■ **GOAL OF THE EXERCISE**:
Omit the pictures and print exactly the lines of the listing below, starting at the first and ending at the line containing "7.0, 8.0, 9.0, 10.0]".

■ **DATA EXTRACT**:

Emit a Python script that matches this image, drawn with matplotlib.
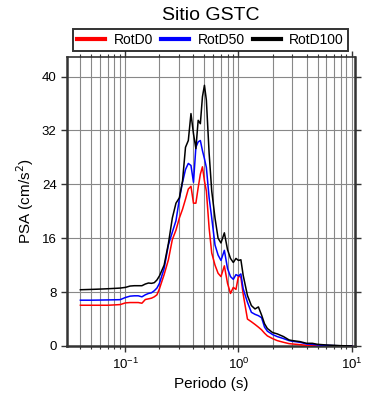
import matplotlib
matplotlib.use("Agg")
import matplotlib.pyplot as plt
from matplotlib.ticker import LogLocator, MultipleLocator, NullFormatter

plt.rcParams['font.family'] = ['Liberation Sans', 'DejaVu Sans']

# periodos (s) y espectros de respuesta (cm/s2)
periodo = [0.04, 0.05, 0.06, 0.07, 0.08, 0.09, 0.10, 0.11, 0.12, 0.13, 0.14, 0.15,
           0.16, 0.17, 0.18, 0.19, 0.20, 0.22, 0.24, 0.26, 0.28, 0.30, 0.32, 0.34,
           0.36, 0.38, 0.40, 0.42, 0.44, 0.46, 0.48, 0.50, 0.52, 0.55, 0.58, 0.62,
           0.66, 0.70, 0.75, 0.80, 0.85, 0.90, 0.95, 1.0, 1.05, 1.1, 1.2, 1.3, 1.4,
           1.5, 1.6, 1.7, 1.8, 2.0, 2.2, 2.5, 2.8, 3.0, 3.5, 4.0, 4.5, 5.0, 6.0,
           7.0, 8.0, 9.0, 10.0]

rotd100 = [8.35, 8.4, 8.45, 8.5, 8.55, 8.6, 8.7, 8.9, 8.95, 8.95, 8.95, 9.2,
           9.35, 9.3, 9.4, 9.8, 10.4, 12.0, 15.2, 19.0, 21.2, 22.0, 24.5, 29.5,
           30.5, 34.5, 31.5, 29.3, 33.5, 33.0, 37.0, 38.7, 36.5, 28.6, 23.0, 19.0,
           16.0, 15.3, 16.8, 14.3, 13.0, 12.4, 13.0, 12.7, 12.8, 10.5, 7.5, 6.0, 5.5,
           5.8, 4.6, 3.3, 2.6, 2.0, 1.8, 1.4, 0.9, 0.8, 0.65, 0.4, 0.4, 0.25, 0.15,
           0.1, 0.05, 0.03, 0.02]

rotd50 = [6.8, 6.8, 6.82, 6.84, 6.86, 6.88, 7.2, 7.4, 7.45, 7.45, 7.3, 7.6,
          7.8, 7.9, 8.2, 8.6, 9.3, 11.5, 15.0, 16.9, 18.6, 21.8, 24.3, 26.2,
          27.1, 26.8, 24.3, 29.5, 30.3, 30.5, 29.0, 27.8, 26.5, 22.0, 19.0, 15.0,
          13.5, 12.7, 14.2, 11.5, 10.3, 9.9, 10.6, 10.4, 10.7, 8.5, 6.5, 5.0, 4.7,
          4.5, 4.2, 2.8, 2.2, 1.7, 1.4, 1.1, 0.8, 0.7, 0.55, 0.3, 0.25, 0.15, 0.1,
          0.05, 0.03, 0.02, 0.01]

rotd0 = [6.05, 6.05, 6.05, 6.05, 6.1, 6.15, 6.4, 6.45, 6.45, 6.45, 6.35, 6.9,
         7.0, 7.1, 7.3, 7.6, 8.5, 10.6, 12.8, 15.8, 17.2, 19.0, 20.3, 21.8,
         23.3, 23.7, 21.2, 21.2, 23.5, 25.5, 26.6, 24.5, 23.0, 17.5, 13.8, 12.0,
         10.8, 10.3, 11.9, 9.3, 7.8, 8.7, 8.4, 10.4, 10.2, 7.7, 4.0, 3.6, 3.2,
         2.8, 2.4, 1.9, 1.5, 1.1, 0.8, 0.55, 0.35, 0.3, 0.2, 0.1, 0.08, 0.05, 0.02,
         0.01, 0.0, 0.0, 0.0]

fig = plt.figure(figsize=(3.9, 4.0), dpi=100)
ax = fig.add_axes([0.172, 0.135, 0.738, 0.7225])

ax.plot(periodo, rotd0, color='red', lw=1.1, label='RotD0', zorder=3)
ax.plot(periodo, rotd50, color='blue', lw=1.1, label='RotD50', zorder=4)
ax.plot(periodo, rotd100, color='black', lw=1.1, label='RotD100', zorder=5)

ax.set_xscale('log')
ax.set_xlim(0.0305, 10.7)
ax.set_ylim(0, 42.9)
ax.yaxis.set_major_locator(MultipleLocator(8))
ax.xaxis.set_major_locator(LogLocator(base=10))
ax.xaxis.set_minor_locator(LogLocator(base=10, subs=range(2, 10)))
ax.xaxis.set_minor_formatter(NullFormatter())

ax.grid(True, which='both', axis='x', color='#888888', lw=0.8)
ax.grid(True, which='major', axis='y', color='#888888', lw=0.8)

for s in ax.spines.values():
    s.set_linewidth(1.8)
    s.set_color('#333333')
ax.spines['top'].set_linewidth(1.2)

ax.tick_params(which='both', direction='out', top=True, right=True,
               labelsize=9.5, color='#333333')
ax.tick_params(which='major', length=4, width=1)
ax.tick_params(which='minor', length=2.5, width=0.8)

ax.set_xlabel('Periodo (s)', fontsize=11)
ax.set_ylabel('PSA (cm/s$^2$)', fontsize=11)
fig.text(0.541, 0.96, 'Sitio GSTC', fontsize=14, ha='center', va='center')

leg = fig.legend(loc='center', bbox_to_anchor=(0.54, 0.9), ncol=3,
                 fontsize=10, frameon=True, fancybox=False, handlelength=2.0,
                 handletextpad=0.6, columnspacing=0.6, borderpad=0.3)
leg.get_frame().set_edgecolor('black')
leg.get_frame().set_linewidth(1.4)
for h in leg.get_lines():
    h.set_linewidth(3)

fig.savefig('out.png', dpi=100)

■ **EXERCISE OUTPUT**:
Emit a Python script that matches this image, drawn with matplotlib.
import matplotlib
matplotlib.use("Agg")
import matplotlib.pyplot as plt
from matplotlib.ticker import LogLocator, MultipleLocator, NullFormatter

plt.rcParams['font.family'] = ['Liberation Sans', 'DejaVu Sans']

# periodos (s) y espectros de respuesta (cm/s2)
periodo = [0.04, 0.05, 0.06, 0.07, 0.08, 0.09, 0.10, 0.11, 0.12, 0.13, 0.14, 0.15,
           0.16, 0.17, 0.18, 0.19, 0.20, 0.22, 0.24, 0.26, 0.28, 0.30, 0.32, 0.34,
           0.36, 0.38, 0.40, 0.42, 0.44, 0.46, 0.48, 0.50, 0.52, 0.55, 0.58, 0.62,
           0.66, 0.70, 0.75, 0.80, 0.85, 0.90, 0.95, 1.0, 1.05, 1.1, 1.2, 1.3, 1.4,
           1.5, 1.6, 1.7, 1.8, 2.0, 2.2, 2.5, 2.8, 3.0, 3.5, 4.0, 4.5, 5.0, 6.0,
           7.0, 8.0, 9.0, 10.0]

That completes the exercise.